Le passé insoupçonné d’une enfant adoptée
En recherchant ses parents biologiques, une femme se découvre des racines insoupçonnées.
Comme tous les enfants adoptés, j’ai grandi avec le désir d’en savoir plus sur mes origines.
Il y a quelques années, après le décès de mes parents adoptifs, je décidai d’entreprendre des démarches officielles.
Trois ans plus tard, je reçus du gouvernement du Nouveau-Brunswick une lettre relatant dans le détail les origines de ma naissance, survenue 40 ans plus tôt.
J’avais été le fruit d’une aventure d’un soir entre une fille de 17 ans et un athlète de l’école secondaire. À l’époque, comme le voulait la pratique, ma mère biologique quitta la Nouvelle-Écosse pour le Nouveau-Brunswick où elle accoucha. Sa famille et j’imagine les bonnes mœurs la contraignirent à me donner en adoption.
Forte de ces quelques données et d’informations non fondées entendues d’une amie de la famille selon lesquelles mes parents biologiques étaient d’origine scandinave (ce qui expliquait mes cheveux blonds et mon teint pâle), j’avais demandé à rencontrer ma mère biologique.
Quatre ans plus tard – après tout ce temps, j’avais cessé d’y croire -, je reçus un appel du gouvernement qui m’informait que ma mère biologique était décédée. Je me revois assise, sans voix, le combiné vissé à l’oreille. Comment pleure-t-on la mort d’une personne qu’on n’a jamais rencontrée mais avec qui l’on partage un lien vital ? Il semble qu’elle avait aussi entrepris des démarches pour me rencontrer à peu près à la même époque. La voix masculine au bout du fil m’annonça ensuite que j’avais un demi-frère qui vivait à Vancouver. Un frère ! Si lui et moi étions d’accord, l’agence pouvait nous mettre en contact. Je n’hésitai pas une seconde.
De 10 ans mon cadet, ce « nouveau » frère qui avait grandi auprès de ma mère biologique avait toujours été au courant de mon existence ; il connaissait une histoire que je voulais à tout prix entendre. Voici un extrait de l’un des premiers courriels qu’il m’envoya et qu’en raison des fuseaux horaires, je lus à 2 h du matin :
« Selon ce que j’ai appris au fil des années, quelque part autour de 1967, notre mère tomba amoureuse d’un jeune Noir de Halifax et se retrouva enceinte de toi. […] Son père prit plutôt mal la nouvelle […]. Il paraît qu’il avait poursuivi ton père biologique dans la rue, armé d’une pelle. »

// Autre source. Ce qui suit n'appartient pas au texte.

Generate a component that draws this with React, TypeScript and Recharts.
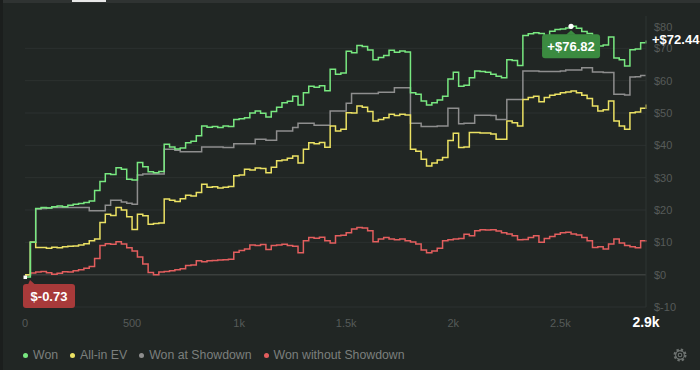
import { LineChart, Line, XAxis, YAxis, CartesianGrid, ReferenceLine } from 'recharts'

// one sample every 25 hands, 0 .. 2900
const STEP = 25

const won = [
  -0.73, 10, 20.5, 20.8, 20.6, 21.0, 21.2, 21.0, 21.5, 21.8,
  22.0, 22.3, 22.8, 26.0, 28.8, 31.2, 31.0, 33.1, 32.6, 29.5,
  29.3, 34.7, 33.4, 31.8, 31.5, 31.9, 40.3, 39.5, 38.9, 39.2,
  40.8, 41.3, 43.0, 46.0, 45.6, 45.8, 45.5, 46.0, 45.8, 48.0,
  48.2, 48.5, 50.0, 50.6, 49.9, 48.8, 50.5, 51.8, 53.2, 53.6,
  55.2, 52.5, 56.3, 58.3, 58.0, 58.4, 56.9, 63.5, 62.0, 62.4,
  69.1, 68.6, 70.9, 70.6, 69.5, 66.5, 67.2, 67.8, 69.4, 68.8,
  69.2, 68.9, 56.3, 55.8, 53.7, 52.5, 53.2, 54.0, 55.2, 60.5,
  62.6, 58.3, 58.6, 60.9, 63.0, 62.8, 62.6, 62.0, 61.4, 60.9,
  66.5, 66.2, 64.7, 74.0, 74.5, 74.8, 74.6, 73.3, 75.3, 75.8,
  76.0, 76.3, 76.82, 76.2, 75.2, 74.6, 72.7, 70.7, 71.0, 73.5,
  67.0, 66.5, 64.5, 69.6, 69.8, 71.7, 72.44,
]

const allInEv = [
  0, 10, 8.4, 8.4, 8.2, 8.5, 8.3, 8.6, 8.8, 8.9,
  9.2, 9.6, 10.5, 11.0, 16.1, 18.7, 18.3, 20.8, 20.0, 17.9,
  14.0, 18.7, 18.2, 15.6, 15.8, 16.0, 23.4, 23.0, 22.6, 23.5,
  24.6, 24.3, 25.4, 28.0, 27.0, 27.2, 26.8, 27.0, 27.3, 30.6,
  30.8, 32.6, 32.4, 33.0, 32.8, 31.5, 33.2, 35.2, 35.5, 36.0,
  36.7, 34.5, 38.8, 40.8, 40.5, 40.9, 39.4, 46.0, 44.4, 45.0,
  50.1, 50.0, 52.2, 51.8, 50.5, 47.5, 48.0, 48.5, 49.6, 49.2,
  49.6, 49.4, 38.8, 38.2, 35.7, 33.6, 34.5, 35.5, 36.2, 41.5,
  43.7, 39.3, 39.5, 44.0, 44.0, 43.8, 43.8, 43.5, 41.9, 41.9,
  47.5, 47.0, 46.0, 54.2, 54.8, 55.2, 53.5, 54.8, 55.5, 55.8,
  56.3, 56.5, 56.8, 56.3, 55.5, 54.5, 52.2, 50.6, 51.0, 53.7,
  47.5, 46.0, 45.0, 50.1, 50.3, 51.5, 52.6,
]

const wonAtShowdown = [
  0, 10, 20.3, 20.5, 20.6, 20.8, 20.8, 20.8, 20.8, 20.8,
  20.8, 20.8, 19.8, 19.8, 19.8, 21.5, 23.0, 23.0, 22.5, 22.1,
  21.8, 30.8, 31.1, 31.1, 31.1, 31.1, 38.8, 38.8, 38.5, 38.0,
  38.0, 38.0, 38.0, 39.5, 39.5, 39.5, 39.5, 39.3, 39.3, 40.5,
  40.5, 40.5, 40.5, 41.9, 41.9, 41.6, 41.6, 44.4, 44.4, 44.4,
  45.5, 46.8, 46.8, 46.8, 46.2, 46.2, 46.2, 50.6, 50.6, 50.6,
  53.0, 56.0, 56.0, 56.0, 56.0, 56.0, 56.4, 56.4, 56.4, 57.8,
  57.8, 57.8, 46.8, 46.8, 45.8, 45.8, 45.8, 46.0, 46.0, 51.5,
  51.5, 46.7, 46.8, 46.8, 49.3, 49.3, 49.3, 49.2, 48.0, 48.0,
  54.2, 54.2, 54.2, 63.0, 63.0, 63.0, 62.8, 62.8, 62.8, 62.8,
  63.0, 63.3, 63.3, 63.3, 64.0, 64.0, 62.7, 62.7, 62.5, 62.5,
  55.8, 55.8, 55.6, 61.1, 61.2, 61.6, 61.6,
]

const wonWithoutShowdown = [
  0, 0.5, 0.8, 1.0, 0.6, 0.1, 0.4, 0.9, 0.8, 1.2,
  1.5, 2.0, 2.5, 5.0, 9.0, 9.6, 9.4, 10.2, 9.5, 8.3,
  7.3, 5.5, 3.3, 0.7, 0.0, 0.8, 1.0, 1.2, 1.5, 1.8,
  2.8, 3.0, 4.3, 4.0, 4.3, 4.4, 4.5, 4.6, 4.8, 6.9,
  7.5, 7.9, 9.2, 9.0, 9.3, 7.8, 9.0, 9.2, 9.4, 9.0,
  8.8, 6.8, 10.5, 11.5, 11.3, 11.6, 10.5, 9.8, 12.0, 12.2,
  13.0, 14.1, 14.6, 14.4, 13.6, 10.2, 11.0, 11.5, 11.0, 10.8,
  11.0, 10.5, 10.1, 9.5, 7.6, 6.8, 7.3, 8.2, 10.5, 10.8,
  11.0, 11.2, 12.5, 12.0, 13.6, 13.9, 13.8, 13.9, 13.5, 13.0,
  12.6, 12.0, 10.8, 10.9, 11.5, 12.0, 10.0, 11.2, 11.8, 12.5,
  13.0, 13.1, 12.6, 12.3, 11.5, 10.5, 8.4, 8.6, 7.9, 9.5,
  11.0, 9.8, 9.0, 8.6, 8.3, 10.5, 10.2,
]

const xTicks = [0, 500, 1000, 1500, 2000, 2500, 2900]
const xTickLabels = ['0', '500', '1k', '1.5k', '2k', '2.5k', '2.9k']
const yTicks = [-10, 0, 10, 20, 30, 40, 50, 60, 70, 80]

const series = [
  { key: 'nsd', name: 'Won without Showdown', color: '#e35e5e' },
  { key: 'sd', name: 'Won at Showdown', color: '#8e8e8e' },
  { key: 'ev', name: 'All-in EV', color: '#ebe163' },
  { key: 'won', name: 'Won', color: '#78e880' },
]
const legendOrder = ['won', 'ev', 'sd', 'nsd']

const data = won.map((v, i) => ({
  hand: i * STEP,
  won: v,
  ev: allInEv[i],
  sd: wonAtShowdown[i],
  nsd: wonWithoutShowdown[i],
}))

const maxIdx = won.indexOf(Math.max(...won))
const minIdx = won.indexOf(Math.min(...won))
const lastIdx = won.length - 1

const font = '"Liberation Sans", Arial, sans-serif'

function HandTick(props: any) {
  const { x, y, payload } = props
  const i = xTicks.indexOf(payload.value)
  const last = i === xTicks.length - 1
  return (
    <text
      x={x}
      y={y + 12}
      textAnchor="middle"
      fill={last ? '#ffffff' : '#565b59'}
      fontSize={last ? 14 : 11}
      fontWeight={last ? 700 : 400}
      fontFamily={font}
    >
      {xTickLabels[i]}
    </text>
  )
}

function MoneyTick(props: any) {
  const { x, y, payload } = props
  const v = payload.value
  return (
    <text
      x={x}
      y={y + (v === 80 ? 11 : 0)}
      dy="0.36em"
      textAnchor="start"
      fill="#565b59"
      fontSize={11}
      fontFamily={font}
    >
      {'$' + v}
    </text>
  )
}

function WonLabel(props: any) {
  const { x, y, index } = props
  if (index === maxIdx) {
    return (
      <g>
        <rect x={x - 29} y={y + 8} width={58} height={24} rx={3} fill="#3b8b40" />
        <path d={`M${x - 5} ${y + 8.5} L${x} ${y + 4} L${x + 5} ${y + 8.5} Z`} fill="#3b8b40" />
        <circle cx={x} cy={y} r={2.6} fill="#ffffff" />
        <text x={x} y={y + 25} textAnchor="middle" fill="#ffffff" fontSize={13} fontWeight={700} fontFamily={font}>
          +${won[maxIdx].toFixed(2)}
        </text>
      </g>
    )
  }
  if (index === minIdx) {
    return (
      <g>
        <rect x={x - 2} y={y + 7} width={52} height={24} rx={3} fill="#a83a3a" />
        <path d={`M${x + 3} ${y + 7.5} L${x + 5} ${y + 3} L${x + 10} ${y + 7.5} Z`} fill="#a83a3a" />
        <rect x={x - 1.5} y={y - 1.5} width={3.5} height={3.5} fill="#ffffff" />
        <text x={x + 24} y={y + 24} textAnchor="middle" fill="#ffffff" fontSize={13} fontWeight={700} fontFamily={font}>
          ${won[minIdx].toFixed(2)}
        </text>
      </g>
    )
  }
  if (index === lastIdx) {
    return (
      <text x={x + 6} y={y + 4} fill="#ffffff" fontSize={13} fontWeight={700} fontFamily={font}>
        +${won[lastIdx].toFixed(2)}
      </text>
    )
  }
  return null
}

function GridLine(props: any) {
  const { x1, x2, y1, y2 } = props
  if (y1 < 20) return <g />
  return <line x1={x1} x2={x2} y1={y1} y2={y2} stroke="#2c3130" strokeWidth={1} />
}

function Gear() {
  return (
    <svg width={16} height={16} viewBox="0 0 16 16">
      <circle cx={8} cy={8} r={5.2} fill="none" stroke="#6d7270" strokeWidth={2.6} strokeDasharray="2.2 1.9" />
      <circle cx={8} cy={8} r={4.4} fill="none" stroke="#6d7270" strokeWidth={1.1} />
      <circle cx={8} cy={8} r={1.8} fill="none" stroke="#6d7270" strokeWidth={1.1} />
    </svg>
  )
}

export default function App() {
  return (
    <div
      style={{
        position: 'absolute',
        left: 0,
        top: 0,
        width: 700,
        height: 370,
        background: '#212624',
        overflow: 'hidden',
        fontFamily: font,
      }}
    >
      <div style={{ position: 'absolute', left: 0, top: 0, width: 700, height: 3, background: '#2f3332' }} />
      <div style={{ position: 'absolute', left: 72, top: 0, width: 34, height: 2, background: '#e8e8e8' }} />
      <div style={{ position: 'absolute', left: 0, top: 0, width: 3, height: 370, background: '#1b1e1d' }} />

      <LineChart
        width={700}
        height={340}
        data={data}
        margin={{ top: 16, right: 0, bottom: 3, left: 25 }}
      >
        <CartesianGrid vertical={false} horizontal={GridLine} />
        <XAxis
          dataKey="hand"
          type="number"
          domain={[0, 2900]}
          ticks={xTicks}
          interval={0}
          tick={HandTick}
          tickLine={false}
          axisLine={false}
          height={30}
        />
        <YAxis
          orientation="right"
          domain={[-10, 80]}
          ticks={yTicks}
          interval={0}
          tick={MoneyTick}
          tickLine={false}
          axisLine={{ stroke: '#2f3432' }}
          width={54}
        />
        <ReferenceLine y={0} stroke="#3a3f3d" strokeWidth={1.5} />
        {series.map((s) => (
          <Line
            key={s.key}
            type="stepAfter"
            dataKey={s.key}
            name={s.name}
            stroke={s.color}
            strokeWidth={1.5}
            dot={false}
            activeDot={false}
            isAnimationActive={false}
            label={s.key === 'won' ? WonLabel : undefined}
          />
        ))}
      </LineChart>

      <div
        style={{
          position: 'absolute',
          left: 23,
          top: 348,
          display: 'flex',
          alignItems: 'center',
          fontSize: 12.3,
          color: '#7b7f7d',
        }}
      >
        {legendOrder.map((k) => {
          const s = series.find((d) => d.key === k)!
          return (
            <span key={k} style={{ display: 'flex', alignItems: 'center', marginRight: 12 }}>
              <span
                style={{
                  width: 5,
                  height: 5,
                  borderRadius: '50%',
                  background: s.color,
                  marginRight: 5,
                  display: 'inline-block',
                }}
              />
              {s.name}
            </span>
          )
        })}
      </div>
      <div style={{ position: 'absolute', left: 672, top: 347 }}>
        <Gear />
      </div>
    </div>
  )
}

Je me souviens d’avoir réveillé mon mari pour lui annoncer avec excitation qu’il avait peut-être épousée une femme noire. « Je ne connais pas de femme plus blanche que toi », fut tout ce qu’il trouva à dire avant de replonger dans le sommeil. La découverte que j’étais probablement de sang mêlé avait-elle modifié la perception que j’avais de mon identité ?
Outre une explication possible à mes cheveux très frisés, le fait de savoir que j’étais aussi noire que blanche n’avait pas plus d’importance pour moi que si j’avais appris que mon père était roux.
Ce n’était pas une réalité que j’avais eu l’occasion de vivre. Si mes origines avaient révélé un quelconque secret de famille, celui-ci n’aurait pas été le mien mais celui de ma mère biologique, et son existence même aurait été fonction de l’époque obtuse qui m’avait vue naître.
Je suis avant tout reconnaissante : à ce frère que la vie m’a envoyé, à ma mère qui, ne pouvant m’élever, m’avait donné en adoption, et si reconnaissante à mes parents adoptifs qui m’ont appris ce que signifie être aimé.